= CHALLENGE =
Print exactly the lines from the first one down to the line that contains "plt.rcParams['font.family'] = ['Liberation", both included, and skip the pictures.

= RAW DATA =
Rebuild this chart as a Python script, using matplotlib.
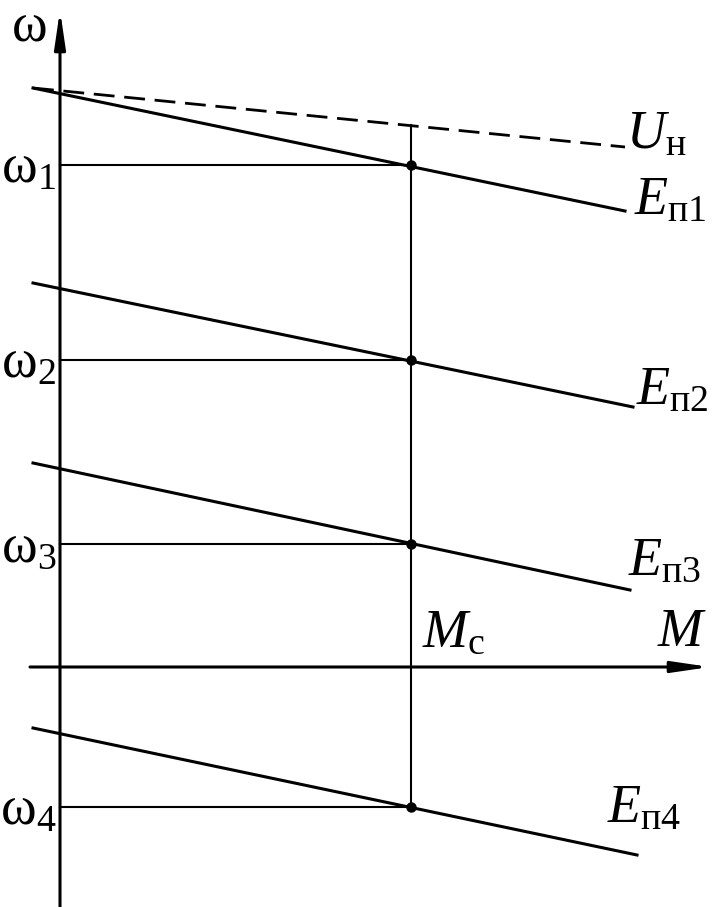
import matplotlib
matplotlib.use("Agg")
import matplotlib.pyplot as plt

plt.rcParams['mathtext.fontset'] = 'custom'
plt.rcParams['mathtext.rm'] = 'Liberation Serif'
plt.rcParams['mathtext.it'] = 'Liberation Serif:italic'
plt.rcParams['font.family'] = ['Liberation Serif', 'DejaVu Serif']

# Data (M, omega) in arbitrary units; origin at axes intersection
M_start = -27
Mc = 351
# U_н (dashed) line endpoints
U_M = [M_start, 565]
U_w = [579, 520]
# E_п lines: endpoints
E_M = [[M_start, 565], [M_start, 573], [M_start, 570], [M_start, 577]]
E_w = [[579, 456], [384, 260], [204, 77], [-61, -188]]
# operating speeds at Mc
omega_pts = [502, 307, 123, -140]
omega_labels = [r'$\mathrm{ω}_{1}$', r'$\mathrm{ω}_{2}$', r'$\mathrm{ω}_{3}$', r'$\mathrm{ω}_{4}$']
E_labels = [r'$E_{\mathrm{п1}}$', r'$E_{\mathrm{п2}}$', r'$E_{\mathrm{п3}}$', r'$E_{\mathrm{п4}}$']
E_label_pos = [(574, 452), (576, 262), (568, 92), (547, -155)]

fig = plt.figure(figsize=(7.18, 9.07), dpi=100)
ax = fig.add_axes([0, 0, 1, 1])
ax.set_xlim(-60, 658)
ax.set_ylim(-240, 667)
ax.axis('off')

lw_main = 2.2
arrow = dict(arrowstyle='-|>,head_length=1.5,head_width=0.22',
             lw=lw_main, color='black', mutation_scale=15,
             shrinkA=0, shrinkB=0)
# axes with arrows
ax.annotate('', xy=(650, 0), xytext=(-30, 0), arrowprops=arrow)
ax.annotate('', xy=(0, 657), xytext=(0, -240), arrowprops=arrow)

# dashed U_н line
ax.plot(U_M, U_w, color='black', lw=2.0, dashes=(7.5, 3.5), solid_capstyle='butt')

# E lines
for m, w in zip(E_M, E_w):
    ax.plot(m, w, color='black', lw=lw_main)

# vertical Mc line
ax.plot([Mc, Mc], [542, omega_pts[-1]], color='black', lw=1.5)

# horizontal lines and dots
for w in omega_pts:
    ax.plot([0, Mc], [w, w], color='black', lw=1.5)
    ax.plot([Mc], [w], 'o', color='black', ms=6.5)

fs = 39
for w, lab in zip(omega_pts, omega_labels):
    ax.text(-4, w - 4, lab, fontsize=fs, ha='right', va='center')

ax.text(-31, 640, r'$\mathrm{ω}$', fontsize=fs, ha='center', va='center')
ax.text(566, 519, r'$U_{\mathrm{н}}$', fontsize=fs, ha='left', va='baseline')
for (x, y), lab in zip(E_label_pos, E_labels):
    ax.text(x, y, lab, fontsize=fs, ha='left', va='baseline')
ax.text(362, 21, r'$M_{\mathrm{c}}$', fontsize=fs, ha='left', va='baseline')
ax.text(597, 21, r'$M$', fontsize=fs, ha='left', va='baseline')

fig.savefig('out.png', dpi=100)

= SOLUTION TO THIS TASK =
Rebuild this chart as a Python script, using matplotlib.
import matplotlib
matplotlib.use("Agg")
import matplotlib.pyplot as plt

plt.rcParams['mathtext.fontset'] = 'custom'
plt.rcParams['mathtext.rm'] = 'Liberation Serif'
plt.rcParams['mathtext.it'] = 'Liberation Serif:italic'
plt.rcParams['font.family'] = ['Liberation Serif', 'DejaVu Serif']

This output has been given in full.